Die Produkte von Punkt werden vorwiegend in Asien hergestellt, nur ein kleiner Teil in Europa. Warum?
Es gibt einige Produkte und Teile, die sich zur Zeit nur in Asien, genauer in China, herstellen lassen. Das liegt hauptsächlich an den Produktionsmöglichkeiten, weniger am Preis. Hier sind Wissen und Fähigkeiten in Europa verloren gegangen. Vielleicht gibt es noch einige ältere Ingenieure von Siemens, die das notwendige Wissen haben. Aber die Produktionsstätten in Europa fehlen. Und die Preise in China steigen. Unternehmen, die auf den Preis fixiert sind, suchen andere Möglichkeiten, doch China bleibt auf absehbare Zeit das Produktionszentrum für Consumer Electronics.

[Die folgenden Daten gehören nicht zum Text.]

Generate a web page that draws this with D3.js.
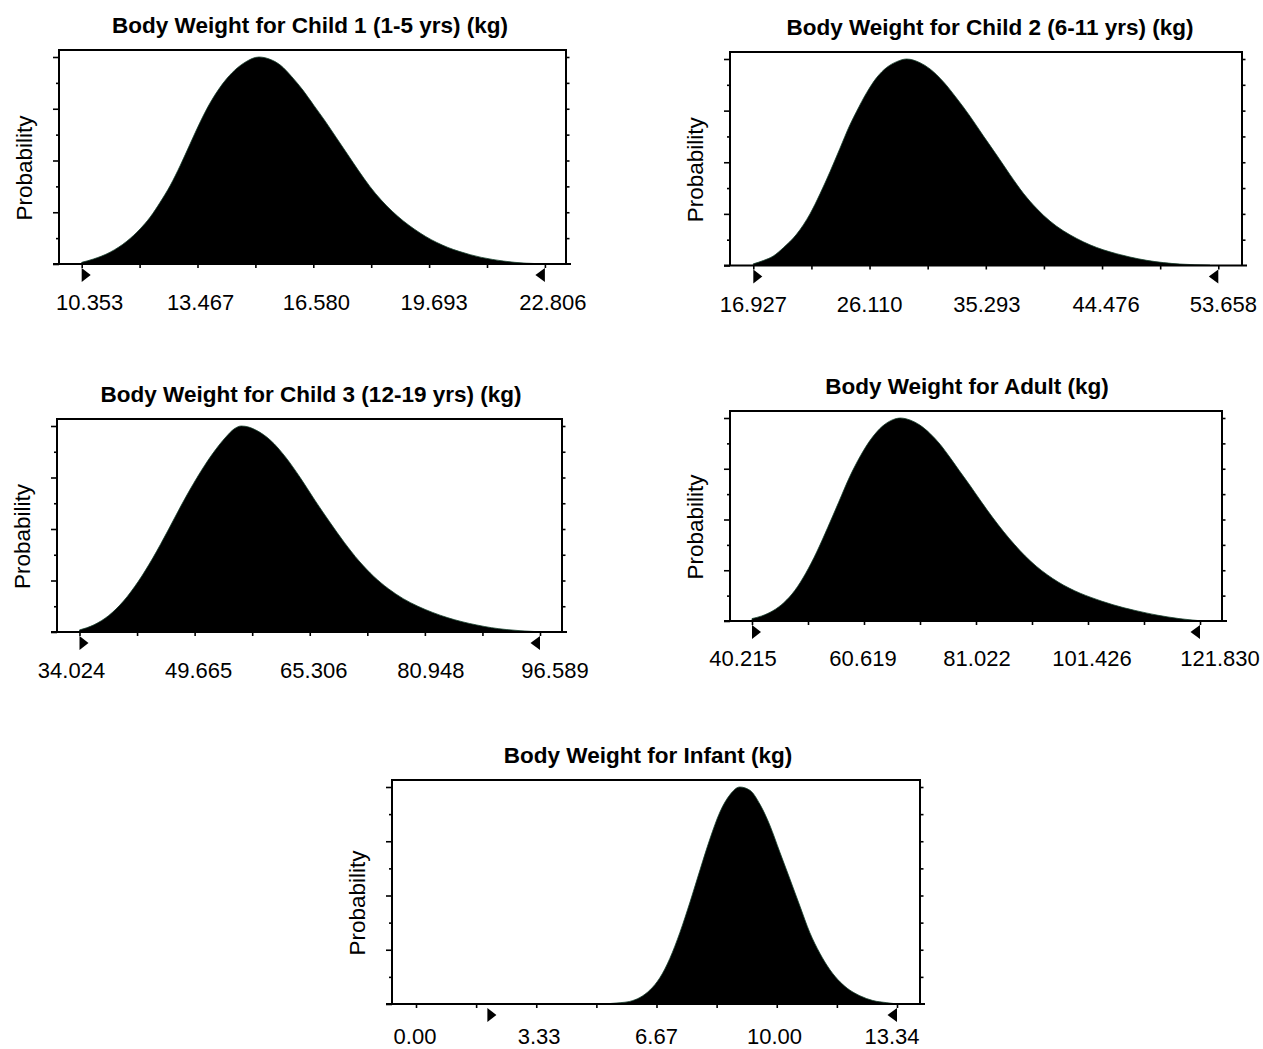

Wann gibt es neue Produkte von Punkt?
Voraussichtlich im zweiten Quartal 2014. Wir arbeiten zur Zeit konkret an drei neuen Produkten, das ist ja eine Menge. Abhängig davon, welches Produkt als erstes in die Fertigung geht, entscheiden wir über Ort und Termin der Vorstellung. Eines der Produkte würde prima nach Mailand passen, ein anderes wäre auf einer Veranstaltung im Oktober besser aufgehoben.
Können Sie schon konkretes zu den Neuheiten sagen?
Nur soviel: Wir machen keine unnötig großen Produkte. Es wird niemals auf ein System hinauslaufen, bei dem erst Teile und Ergänzungen installiert werden müssen, damit das Ganze funktioniert. Die Ergebnisse werden zeitgemäß sein und zu den bisherigen Produkten passen.
Herr Neby, vielen Dank für das Gespräch.